### PROBLEM TO WORK ON
Pictures within the data are to be left out; everything else must be reproduced exactly.

Source code of charts:
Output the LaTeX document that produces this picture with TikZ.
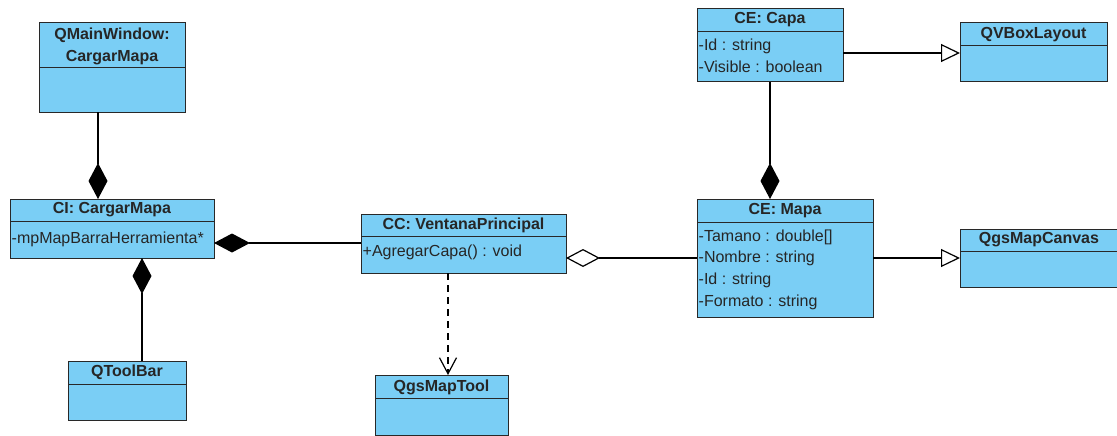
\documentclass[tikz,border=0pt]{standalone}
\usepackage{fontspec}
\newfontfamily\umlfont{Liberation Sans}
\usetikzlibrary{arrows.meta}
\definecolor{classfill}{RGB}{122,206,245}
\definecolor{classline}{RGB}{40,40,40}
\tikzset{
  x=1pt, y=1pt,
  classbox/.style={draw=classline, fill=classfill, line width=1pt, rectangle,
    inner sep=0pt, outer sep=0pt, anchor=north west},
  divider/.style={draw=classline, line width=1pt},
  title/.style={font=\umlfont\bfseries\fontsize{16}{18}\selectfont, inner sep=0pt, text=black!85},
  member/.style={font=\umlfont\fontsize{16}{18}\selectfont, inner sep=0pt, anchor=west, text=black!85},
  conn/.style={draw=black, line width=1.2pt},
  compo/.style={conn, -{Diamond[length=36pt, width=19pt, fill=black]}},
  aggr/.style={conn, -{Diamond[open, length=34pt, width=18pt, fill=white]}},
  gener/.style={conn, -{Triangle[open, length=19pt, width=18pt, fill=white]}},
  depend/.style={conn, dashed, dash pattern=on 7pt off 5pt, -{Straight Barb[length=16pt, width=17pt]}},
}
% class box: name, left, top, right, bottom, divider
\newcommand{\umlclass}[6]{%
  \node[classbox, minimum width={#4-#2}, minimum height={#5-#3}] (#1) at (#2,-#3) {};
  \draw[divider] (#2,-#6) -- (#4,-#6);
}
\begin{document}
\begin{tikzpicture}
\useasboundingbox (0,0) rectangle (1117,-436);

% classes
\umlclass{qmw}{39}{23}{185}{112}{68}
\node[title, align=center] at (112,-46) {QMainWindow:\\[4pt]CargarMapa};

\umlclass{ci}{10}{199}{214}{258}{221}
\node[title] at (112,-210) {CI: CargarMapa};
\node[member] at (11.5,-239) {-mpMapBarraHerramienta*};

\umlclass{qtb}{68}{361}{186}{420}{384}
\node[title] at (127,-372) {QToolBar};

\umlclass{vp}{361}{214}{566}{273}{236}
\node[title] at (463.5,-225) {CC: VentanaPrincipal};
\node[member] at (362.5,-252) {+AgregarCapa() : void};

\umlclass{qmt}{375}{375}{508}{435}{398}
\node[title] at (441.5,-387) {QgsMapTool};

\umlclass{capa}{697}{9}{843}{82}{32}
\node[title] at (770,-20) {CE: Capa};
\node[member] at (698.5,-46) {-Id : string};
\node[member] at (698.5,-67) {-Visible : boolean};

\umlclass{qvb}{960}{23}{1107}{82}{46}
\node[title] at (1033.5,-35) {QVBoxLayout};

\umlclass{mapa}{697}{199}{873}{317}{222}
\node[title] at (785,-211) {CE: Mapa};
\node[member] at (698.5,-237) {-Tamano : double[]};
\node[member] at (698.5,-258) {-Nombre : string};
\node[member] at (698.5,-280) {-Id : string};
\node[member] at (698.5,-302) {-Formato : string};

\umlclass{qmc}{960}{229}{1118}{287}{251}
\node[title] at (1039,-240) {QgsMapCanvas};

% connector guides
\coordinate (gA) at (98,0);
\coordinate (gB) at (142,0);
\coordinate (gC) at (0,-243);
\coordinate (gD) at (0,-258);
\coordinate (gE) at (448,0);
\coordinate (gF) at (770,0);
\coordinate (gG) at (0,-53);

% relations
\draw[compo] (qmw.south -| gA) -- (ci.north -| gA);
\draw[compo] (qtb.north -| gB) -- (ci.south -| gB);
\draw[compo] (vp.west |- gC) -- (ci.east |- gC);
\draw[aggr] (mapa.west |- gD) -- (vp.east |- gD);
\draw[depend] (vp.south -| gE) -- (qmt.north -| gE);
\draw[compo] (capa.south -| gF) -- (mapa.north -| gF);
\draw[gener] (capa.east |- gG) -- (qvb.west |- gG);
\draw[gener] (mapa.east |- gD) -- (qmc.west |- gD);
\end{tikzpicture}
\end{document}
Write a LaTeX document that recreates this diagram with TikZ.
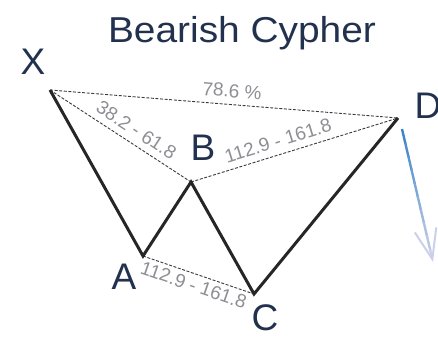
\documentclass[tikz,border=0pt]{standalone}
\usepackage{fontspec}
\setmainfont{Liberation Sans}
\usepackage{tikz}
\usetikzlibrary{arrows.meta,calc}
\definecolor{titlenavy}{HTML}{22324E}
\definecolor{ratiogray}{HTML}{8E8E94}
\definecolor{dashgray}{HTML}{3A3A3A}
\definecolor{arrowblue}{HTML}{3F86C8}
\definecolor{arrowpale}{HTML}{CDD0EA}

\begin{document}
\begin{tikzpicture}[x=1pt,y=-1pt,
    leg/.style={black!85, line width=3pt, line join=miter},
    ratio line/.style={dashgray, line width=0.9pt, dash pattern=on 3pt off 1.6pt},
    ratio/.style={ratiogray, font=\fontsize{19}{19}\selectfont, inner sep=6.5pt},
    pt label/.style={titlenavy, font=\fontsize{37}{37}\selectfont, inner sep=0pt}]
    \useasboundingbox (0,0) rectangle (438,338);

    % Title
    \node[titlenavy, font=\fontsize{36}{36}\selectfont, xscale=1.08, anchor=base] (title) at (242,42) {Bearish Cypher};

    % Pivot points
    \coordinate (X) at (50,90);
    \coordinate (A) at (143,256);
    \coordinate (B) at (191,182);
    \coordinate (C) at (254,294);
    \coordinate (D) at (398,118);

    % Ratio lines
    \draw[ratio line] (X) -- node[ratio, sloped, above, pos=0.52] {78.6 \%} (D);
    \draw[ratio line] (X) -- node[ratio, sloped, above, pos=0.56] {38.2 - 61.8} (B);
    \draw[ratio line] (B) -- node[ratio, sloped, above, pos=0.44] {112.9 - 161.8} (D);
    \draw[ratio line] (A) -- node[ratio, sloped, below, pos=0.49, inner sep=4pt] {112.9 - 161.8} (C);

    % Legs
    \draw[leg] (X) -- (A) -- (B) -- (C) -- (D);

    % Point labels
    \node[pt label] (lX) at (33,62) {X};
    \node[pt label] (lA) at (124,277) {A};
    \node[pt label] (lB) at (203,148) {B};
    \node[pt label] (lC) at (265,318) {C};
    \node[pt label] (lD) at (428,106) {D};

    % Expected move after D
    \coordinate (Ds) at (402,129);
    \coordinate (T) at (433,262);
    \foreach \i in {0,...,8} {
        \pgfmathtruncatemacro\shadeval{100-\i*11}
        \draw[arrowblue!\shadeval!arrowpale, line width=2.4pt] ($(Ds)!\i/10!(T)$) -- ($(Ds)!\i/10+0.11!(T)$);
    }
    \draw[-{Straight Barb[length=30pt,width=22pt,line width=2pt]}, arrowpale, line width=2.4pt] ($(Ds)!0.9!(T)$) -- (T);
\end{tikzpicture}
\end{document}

### WRITTEN ANSWER
Output the LaTeX document that produces this picture with TikZ.
\documentclass[tikz,border=0pt]{standalone}
\usepackage{fontspec}
\newfontfamily\umlfont{Liberation Sans}
\usetikzlibrary{arrows.meta}
\definecolor{classfill}{RGB}{122,206,245}
\definecolor{classline}{RGB}{40,40,40}
\tikzset{
  x=1pt, y=1pt,
  classbox/.style={draw=classline, fill=classfill, line width=1pt, rectangle,
    inner sep=0pt, outer sep=0pt, anchor=north west},
  divider/.style={draw=classline, line width=1pt},
  title/.style={font=\umlfont\bfseries\fontsize{16}{18}\selectfont, inner sep=0pt, text=black!85},
  member/.style={font=\umlfont\fontsize{16}{18}\selectfont, inner sep=0pt, anchor=west, text=black!85},
  conn/.style={draw=black, line width=1.2pt},
  compo/.style={conn, -{Diamond[length=36pt, width=19pt, fill=black]}},
  aggr/.style={conn, -{Diamond[open, length=34pt, width=18pt, fill=white]}},
  gener/.style={conn, -{Triangle[open, length=19pt, width=18pt, fill=white]}},
  depend/.style={conn, dashed, dash pattern=on 7pt off 5pt, -{Straight Barb[length=16pt, width=17pt]}},
}
% class box: name, left, top, right, bottom, divider
\newcommand{\umlclass}[6]{%
  \node[classbox, minimum width={#4-#2}, minimum height={#5-#3}] (#1) at (#2,-#3) {};
  \draw[divider] (#2,-#6) -- (#4,-#6);
}
\begin{document}
\begin{tikzpicture}
\useasboundingbox (0,0) rectangle (1117,-436);

% classes
\umlclass{qmw}{39}{23}{185}{112}{68}
\node[title, align=center] at (112,-46) {QMainWindow:\\[4pt]CargarMapa};

\umlclass{ci}{10}{199}{214}{258}{221}
\node[title] at (112,-210) {CI: CargarMapa};
\node[member] at (11.5,-239) {-mpMapBarraHerramienta*};

\umlclass{qtb}{68}{361}{186}{420}{384}
\node[title] at (127,-372) {QToolBar};

\umlclass{vp}{361}{214}{566}{273}{236}
\node[title] at (463.5,-225) {CC: VentanaPrincipal};
\node[member] at (362.5,-252) {+AgregarCapa() : void};

\umlclass{qmt}{375}{375}{508}{435}{398}
\node[title] at (441.5,-387) {QgsMapTool};

\umlclass{capa}{697}{9}{843}{82}{32}
\node[title] at (770,-20) {CE: Capa};
\node[member] at (698.5,-46) {-Id : string};
\node[member] at (698.5,-67) {-Visible : boolean};

\umlclass{qvb}{960}{23}{1107}{82}{46}
\node[title] at (1033.5,-35) {QVBoxLayout};

\umlclass{mapa}{697}{199}{873}{317}{222}
\node[title] at (785,-211) {CE: Mapa};
\node[member] at (698.5,-237) {-Tamano : double[]};
\node[member] at (698.5,-258) {-Nombre : string};
\node[member] at (698.5,-280) {-Id : string};
\node[member] at (698.5,-302) {-Formato : string};

\umlclass{qmc}{960}{229}{1118}{287}{251}
\node[title] at (1039,-240) {QgsMapCanvas};

% connector guides
\coordinate (gA) at (98,0);
\coordinate (gB) at (142,0);
\coordinate (gC) at (0,-243);
\coordinate (gD) at (0,-258);
\coordinate (gE) at (448,0);
\coordinate (gF) at (770,0);
\coordinate (gG) at (0,-53);

% relations
\draw[compo] (qmw.south -| gA) -- (ci.north -| gA);
\draw[compo] (qtb.north -| gB) -- (ci.south -| gB);
\draw[compo] (vp.west |- gC) -- (ci.east |- gC);
\draw[aggr] (mapa.west |- gD) -- (vp.east |- gD);
\draw[depend] (vp.south -| gE) -- (qmt.north -| gE);
\draw[compo] (capa.south -| gF) -- (mapa.north -| gF);
\draw[gener] (capa.east |- gG) -- (qvb.west |- gG);
\draw[gener] (mapa.east |- gD) -- (qmc.west |- gD);
\end{tikzpicture}
\end{document}
Write a LaTeX document that recreates this diagram with TikZ.
\documentclass[tikz,border=0pt]{standalone}
\usepackage{fontspec}
\setmainfont{Liberation Sans}
\usepackage{tikz}
\usetikzlibrary{arrows.meta,calc}
\definecolor{titlenavy}{HTML}{22324E}
\definecolor{ratiogray}{HTML}{8E8E94}
\definecolor{dashgray}{HTML}{3A3A3A}
\definecolor{arrowblue}{HTML}{3F86C8}
\definecolor{arrowpale}{HTML}{CDD0EA}

\begin{document}
\begin{tikzpicture}[x=1pt,y=-1pt,
    leg/.style={black!85, line width=3pt, line join=miter},
    ratio line/.style={dashgray, line width=0.9pt, dash pattern=on 3pt off 1.6pt},
    ratio/.style={ratiogray, font=\fontsize{19}{19}\selectfont, inner sep=6.5pt},
    pt label/.style={titlenavy, font=\fontsize{37}{37}\selectfont, inner sep=0pt}]
    \useasboundingbox (0,0) rectangle (438,338);

    % Title
    \node[titlenavy, font=\fontsize{36}{36}\selectfont, xscale=1.08, anchor=base] (title) at (242,42) {Bearish Cypher};

    % Pivot points
    \coordinate (X) at (50,90);
    \coordinate (A) at (143,256);
    \coordinate (B) at (191,182);
    \coordinate (C) at (254,294);
    \coordinate (D) at (398,118);

    % Ratio lines
    \draw[ratio line] (X) -- node[ratio, sloped, above, pos=0.52] {78.6 \%} (D);
    \draw[ratio line] (X) -- node[ratio, sloped, above, pos=0.56] {38.2 - 61.8} (B);
    \draw[ratio line] (B) -- node[ratio, sloped, above, pos=0.44] {112.9 - 161.8} (D);
    \draw[ratio line] (A) -- node[ratio, sloped, below, pos=0.49, inner sep=4pt] {112.9 - 161.8} (C);

    % Legs
    \draw[leg] (X) -- (A) -- (B) -- (C) -- (D);

    % Point labels
    \node[pt label] (lX) at (33,62) {X};
    \node[pt label] (lA) at (124,277) {A};
    \node[pt label] (lB) at (203,148) {B};
    \node[pt label] (lC) at (265,318) {C};
    \node[pt label] (lD) at (428,106) {D};

    % Expected move after D
    \coordinate (Ds) at (402,129);
    \coordinate (T) at (433,262);
    \foreach \i in {0,...,8} {
        \pgfmathtruncatemacro\shadeval{100-\i*11}
        \draw[arrowblue!\shadeval!arrowpale, line width=2.4pt] ($(Ds)!\i/10!(T)$) -- ($(Ds)!\i/10+0.11!(T)$);
    }
    \draw[-{Straight Barb[length=30pt,width=22pt,line width=2pt]}, arrowpale, line width=2.4pt] ($(Ds)!0.9!(T)$) -- (T);
\end{tikzpicture}
\end{document}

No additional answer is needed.